▶ [WORK INSTRUCTIONS]: Include in the output only the lines from the opening of the records through the line containing "import seaborn as sns", each printed exactly; pictures are omitted.

▶ [Figure scripts]:
## START

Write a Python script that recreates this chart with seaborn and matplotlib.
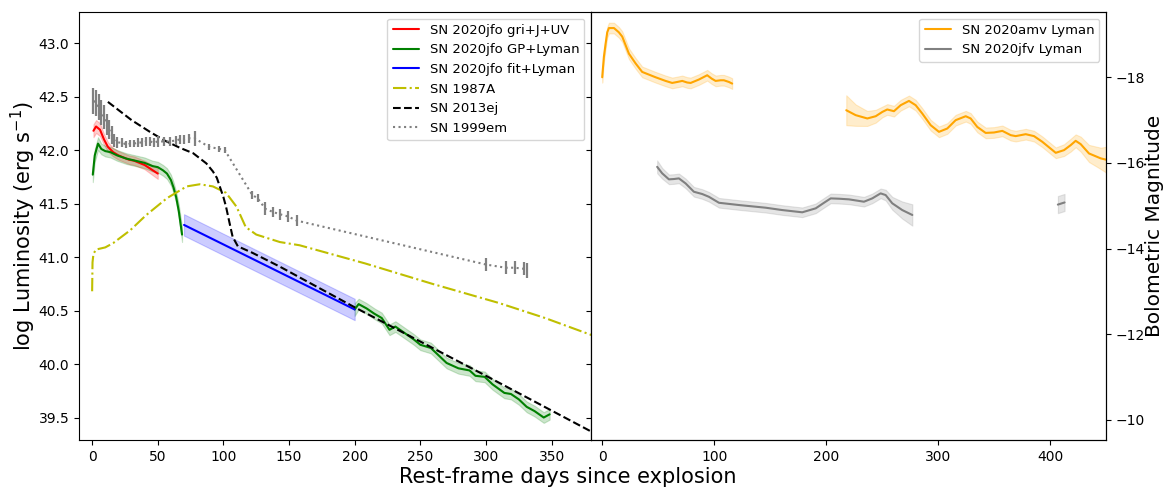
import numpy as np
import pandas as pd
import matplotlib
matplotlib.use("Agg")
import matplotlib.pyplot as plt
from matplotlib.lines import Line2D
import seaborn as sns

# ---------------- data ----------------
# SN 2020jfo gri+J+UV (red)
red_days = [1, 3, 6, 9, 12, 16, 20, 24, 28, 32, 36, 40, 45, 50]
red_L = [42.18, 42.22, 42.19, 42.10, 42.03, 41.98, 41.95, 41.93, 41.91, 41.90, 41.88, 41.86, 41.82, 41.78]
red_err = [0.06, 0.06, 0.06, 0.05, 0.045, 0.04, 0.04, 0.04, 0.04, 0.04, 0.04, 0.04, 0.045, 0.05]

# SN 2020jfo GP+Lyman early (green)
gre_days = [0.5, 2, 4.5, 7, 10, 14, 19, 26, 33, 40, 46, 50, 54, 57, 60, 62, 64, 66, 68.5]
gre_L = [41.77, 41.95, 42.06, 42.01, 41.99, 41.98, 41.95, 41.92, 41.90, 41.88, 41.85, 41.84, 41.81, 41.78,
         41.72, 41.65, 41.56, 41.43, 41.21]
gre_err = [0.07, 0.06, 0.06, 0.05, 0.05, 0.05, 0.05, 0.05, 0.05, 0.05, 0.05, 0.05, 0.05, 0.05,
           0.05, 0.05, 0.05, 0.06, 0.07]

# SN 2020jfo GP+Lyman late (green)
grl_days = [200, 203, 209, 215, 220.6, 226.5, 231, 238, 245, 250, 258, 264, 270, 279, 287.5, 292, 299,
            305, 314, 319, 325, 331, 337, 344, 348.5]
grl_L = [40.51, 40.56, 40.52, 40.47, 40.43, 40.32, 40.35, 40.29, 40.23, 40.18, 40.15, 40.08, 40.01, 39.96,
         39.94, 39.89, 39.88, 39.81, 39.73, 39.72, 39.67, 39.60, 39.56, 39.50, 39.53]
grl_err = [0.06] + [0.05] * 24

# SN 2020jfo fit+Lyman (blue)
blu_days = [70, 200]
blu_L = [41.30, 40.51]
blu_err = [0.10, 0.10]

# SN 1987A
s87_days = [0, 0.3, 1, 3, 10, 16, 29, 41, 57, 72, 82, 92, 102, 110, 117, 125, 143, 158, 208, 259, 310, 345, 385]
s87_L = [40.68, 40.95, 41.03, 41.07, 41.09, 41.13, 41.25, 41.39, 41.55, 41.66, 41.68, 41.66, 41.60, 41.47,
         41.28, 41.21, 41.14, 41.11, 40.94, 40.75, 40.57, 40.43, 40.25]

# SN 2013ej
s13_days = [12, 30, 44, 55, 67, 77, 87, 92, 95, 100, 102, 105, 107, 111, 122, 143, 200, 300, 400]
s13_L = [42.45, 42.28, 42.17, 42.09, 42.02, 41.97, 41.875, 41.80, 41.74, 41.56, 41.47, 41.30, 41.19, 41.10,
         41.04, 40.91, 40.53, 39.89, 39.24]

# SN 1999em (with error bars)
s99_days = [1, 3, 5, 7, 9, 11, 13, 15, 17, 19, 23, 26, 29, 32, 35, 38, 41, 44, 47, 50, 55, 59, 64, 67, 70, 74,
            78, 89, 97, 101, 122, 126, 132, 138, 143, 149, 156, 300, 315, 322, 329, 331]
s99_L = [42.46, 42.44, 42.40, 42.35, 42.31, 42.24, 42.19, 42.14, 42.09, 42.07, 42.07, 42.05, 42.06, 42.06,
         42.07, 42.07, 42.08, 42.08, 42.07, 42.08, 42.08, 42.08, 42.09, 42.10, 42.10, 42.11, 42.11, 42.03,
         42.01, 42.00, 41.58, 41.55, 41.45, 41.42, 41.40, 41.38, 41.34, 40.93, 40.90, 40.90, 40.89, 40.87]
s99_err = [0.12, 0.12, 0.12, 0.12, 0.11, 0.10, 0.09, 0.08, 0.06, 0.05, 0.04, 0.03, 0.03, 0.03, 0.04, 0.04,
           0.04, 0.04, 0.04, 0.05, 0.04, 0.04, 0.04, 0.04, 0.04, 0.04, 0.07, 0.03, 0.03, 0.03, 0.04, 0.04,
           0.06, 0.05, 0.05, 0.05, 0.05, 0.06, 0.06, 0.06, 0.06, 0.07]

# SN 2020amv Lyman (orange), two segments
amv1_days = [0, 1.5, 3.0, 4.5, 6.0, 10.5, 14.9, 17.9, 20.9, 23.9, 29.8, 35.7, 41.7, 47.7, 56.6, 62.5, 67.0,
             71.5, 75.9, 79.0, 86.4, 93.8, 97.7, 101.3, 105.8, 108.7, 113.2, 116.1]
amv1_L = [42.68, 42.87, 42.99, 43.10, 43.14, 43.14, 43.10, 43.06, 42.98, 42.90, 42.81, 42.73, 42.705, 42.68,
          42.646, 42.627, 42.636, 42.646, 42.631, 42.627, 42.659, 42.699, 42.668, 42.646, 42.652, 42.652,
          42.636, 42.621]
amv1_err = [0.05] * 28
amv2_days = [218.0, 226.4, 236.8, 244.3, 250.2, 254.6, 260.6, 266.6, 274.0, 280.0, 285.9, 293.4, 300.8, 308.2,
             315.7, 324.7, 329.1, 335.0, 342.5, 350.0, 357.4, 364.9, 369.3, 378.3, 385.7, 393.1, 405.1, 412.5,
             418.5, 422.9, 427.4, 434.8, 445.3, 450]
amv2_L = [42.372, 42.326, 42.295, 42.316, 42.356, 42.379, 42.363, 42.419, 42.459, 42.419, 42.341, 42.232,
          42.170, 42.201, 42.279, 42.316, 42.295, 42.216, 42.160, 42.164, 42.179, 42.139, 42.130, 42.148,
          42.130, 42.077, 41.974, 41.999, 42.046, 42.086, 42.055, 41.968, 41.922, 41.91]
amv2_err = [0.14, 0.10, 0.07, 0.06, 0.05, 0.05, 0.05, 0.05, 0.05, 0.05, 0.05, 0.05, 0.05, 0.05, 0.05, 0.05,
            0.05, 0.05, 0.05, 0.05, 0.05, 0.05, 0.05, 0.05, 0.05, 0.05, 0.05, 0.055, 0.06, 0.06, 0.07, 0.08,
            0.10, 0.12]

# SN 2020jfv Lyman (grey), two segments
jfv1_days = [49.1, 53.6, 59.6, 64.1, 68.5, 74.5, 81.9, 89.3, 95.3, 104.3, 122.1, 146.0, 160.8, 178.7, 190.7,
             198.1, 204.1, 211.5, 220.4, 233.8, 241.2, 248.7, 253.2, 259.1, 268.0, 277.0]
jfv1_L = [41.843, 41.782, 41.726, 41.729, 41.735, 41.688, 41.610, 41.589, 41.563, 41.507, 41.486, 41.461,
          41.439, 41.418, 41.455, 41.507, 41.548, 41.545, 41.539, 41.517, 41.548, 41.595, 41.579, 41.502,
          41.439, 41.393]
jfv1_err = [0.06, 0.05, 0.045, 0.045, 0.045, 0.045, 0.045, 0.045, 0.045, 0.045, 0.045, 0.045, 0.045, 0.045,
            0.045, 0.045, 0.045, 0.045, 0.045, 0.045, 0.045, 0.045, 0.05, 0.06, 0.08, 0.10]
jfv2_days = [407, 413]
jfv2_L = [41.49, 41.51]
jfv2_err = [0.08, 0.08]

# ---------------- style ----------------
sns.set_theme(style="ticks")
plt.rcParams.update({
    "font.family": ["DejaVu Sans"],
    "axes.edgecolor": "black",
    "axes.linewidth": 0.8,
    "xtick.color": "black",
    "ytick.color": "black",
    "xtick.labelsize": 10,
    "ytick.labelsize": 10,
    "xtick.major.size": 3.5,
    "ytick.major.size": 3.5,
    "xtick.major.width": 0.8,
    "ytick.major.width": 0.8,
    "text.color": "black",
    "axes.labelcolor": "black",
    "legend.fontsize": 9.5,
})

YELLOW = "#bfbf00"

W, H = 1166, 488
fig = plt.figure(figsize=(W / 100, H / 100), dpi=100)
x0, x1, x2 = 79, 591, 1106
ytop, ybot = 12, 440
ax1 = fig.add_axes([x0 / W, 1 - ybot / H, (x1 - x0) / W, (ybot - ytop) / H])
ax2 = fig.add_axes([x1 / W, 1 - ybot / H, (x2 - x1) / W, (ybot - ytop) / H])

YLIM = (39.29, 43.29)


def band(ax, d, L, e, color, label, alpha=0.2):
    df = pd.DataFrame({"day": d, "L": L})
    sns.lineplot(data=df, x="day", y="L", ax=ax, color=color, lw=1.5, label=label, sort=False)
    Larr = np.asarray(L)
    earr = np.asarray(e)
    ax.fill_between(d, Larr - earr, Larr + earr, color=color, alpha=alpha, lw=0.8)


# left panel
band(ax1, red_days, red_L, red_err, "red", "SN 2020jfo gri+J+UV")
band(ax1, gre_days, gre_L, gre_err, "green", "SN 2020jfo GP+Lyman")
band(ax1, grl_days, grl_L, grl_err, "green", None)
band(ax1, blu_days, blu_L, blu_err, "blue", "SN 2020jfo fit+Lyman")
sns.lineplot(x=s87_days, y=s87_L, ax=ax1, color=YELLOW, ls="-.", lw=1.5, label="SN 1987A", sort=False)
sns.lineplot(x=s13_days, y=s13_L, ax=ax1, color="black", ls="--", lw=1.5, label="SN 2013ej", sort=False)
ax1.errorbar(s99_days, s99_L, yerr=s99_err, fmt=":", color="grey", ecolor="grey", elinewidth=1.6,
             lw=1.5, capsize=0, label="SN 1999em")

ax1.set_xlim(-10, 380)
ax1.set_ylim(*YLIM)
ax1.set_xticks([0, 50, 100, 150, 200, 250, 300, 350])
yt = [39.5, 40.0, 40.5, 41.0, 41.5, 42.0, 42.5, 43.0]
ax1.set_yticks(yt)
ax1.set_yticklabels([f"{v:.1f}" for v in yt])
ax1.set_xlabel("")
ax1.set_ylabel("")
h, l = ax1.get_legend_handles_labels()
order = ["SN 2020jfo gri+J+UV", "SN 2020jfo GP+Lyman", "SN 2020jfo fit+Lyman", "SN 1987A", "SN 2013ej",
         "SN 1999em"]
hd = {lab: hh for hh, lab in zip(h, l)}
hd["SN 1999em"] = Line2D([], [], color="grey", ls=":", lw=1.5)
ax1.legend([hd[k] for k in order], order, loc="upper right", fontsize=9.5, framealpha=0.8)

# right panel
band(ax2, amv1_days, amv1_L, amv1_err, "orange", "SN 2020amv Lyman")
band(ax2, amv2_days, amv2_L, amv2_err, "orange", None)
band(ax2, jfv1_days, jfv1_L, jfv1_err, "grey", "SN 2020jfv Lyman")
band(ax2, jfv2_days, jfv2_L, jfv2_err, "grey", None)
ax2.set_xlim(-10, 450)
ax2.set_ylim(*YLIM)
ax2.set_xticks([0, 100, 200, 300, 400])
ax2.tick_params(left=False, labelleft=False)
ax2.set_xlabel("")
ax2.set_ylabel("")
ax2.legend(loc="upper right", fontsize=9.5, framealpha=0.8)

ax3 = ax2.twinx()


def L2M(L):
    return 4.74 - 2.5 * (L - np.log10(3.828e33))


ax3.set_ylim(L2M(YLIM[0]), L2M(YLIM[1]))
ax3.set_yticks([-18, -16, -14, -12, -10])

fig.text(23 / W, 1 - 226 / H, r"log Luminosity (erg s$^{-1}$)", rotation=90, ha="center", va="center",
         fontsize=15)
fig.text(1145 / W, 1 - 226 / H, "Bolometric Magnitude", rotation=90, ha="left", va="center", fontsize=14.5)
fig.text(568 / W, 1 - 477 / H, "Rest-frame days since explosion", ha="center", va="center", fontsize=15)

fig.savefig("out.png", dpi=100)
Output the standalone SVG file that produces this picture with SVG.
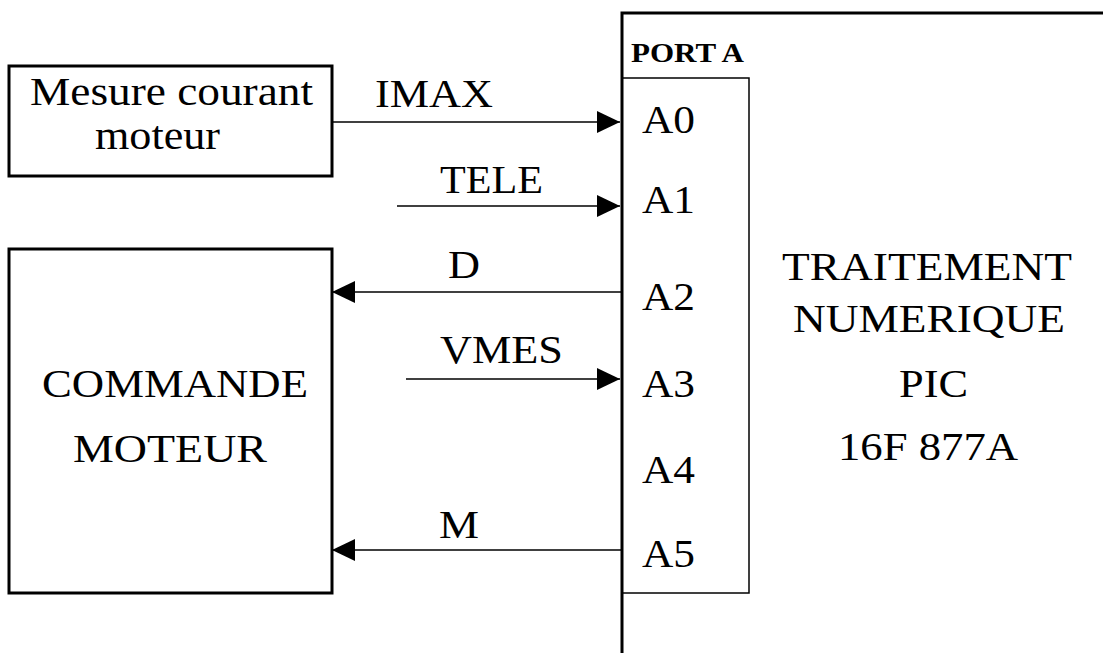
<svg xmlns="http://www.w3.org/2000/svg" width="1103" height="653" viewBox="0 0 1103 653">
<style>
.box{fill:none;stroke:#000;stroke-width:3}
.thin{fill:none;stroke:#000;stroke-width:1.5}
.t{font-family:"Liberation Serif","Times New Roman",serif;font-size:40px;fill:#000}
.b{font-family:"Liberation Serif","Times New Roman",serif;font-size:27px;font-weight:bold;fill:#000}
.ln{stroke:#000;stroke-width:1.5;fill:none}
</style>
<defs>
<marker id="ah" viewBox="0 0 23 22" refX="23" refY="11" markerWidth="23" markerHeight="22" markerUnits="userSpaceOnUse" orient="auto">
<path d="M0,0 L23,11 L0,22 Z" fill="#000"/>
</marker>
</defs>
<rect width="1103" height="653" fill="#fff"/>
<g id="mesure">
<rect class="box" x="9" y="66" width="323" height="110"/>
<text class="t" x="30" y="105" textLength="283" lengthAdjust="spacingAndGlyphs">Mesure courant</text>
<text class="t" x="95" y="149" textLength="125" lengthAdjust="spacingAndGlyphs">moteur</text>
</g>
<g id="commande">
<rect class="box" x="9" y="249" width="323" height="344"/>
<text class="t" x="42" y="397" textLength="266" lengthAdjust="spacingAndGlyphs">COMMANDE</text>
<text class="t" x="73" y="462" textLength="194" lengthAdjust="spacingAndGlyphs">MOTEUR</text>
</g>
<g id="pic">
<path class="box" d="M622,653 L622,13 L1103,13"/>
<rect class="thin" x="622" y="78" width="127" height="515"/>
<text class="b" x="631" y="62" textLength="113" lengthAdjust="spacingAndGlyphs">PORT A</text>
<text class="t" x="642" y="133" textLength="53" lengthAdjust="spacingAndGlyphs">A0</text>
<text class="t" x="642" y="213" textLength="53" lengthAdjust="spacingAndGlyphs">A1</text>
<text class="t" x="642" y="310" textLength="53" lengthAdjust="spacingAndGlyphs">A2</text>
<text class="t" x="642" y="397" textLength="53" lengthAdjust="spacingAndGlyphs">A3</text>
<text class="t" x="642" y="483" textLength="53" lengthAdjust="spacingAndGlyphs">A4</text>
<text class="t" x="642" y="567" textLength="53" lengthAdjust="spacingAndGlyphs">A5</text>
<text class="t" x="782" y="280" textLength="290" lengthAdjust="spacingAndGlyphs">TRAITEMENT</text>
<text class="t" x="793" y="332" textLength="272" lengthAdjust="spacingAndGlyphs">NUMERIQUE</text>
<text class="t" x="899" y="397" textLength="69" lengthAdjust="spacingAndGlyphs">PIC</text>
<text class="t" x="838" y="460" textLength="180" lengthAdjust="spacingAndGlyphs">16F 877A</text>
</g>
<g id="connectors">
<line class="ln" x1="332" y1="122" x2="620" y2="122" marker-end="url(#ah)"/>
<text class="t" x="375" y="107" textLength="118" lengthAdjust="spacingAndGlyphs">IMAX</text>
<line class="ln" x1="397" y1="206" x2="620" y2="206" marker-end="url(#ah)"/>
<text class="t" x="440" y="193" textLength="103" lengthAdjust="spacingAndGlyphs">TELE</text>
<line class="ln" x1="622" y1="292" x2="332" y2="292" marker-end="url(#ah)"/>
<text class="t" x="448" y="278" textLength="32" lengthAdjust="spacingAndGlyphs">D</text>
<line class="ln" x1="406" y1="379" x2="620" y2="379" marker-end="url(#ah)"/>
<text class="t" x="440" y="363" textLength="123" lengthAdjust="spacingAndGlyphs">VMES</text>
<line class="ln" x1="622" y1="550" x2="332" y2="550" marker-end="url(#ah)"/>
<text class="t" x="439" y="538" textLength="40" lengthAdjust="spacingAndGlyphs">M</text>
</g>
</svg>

## END

▶ [REPLY TO THE EXERCISE]:
Write a Python script that recreates this chart with seaborn and matplotlib.
import numpy as np
import pandas as pd
import matplotlib
matplotlib.use("Agg")
import matplotlib.pyplot as plt
from matplotlib.lines import Line2D
import seaborn as sns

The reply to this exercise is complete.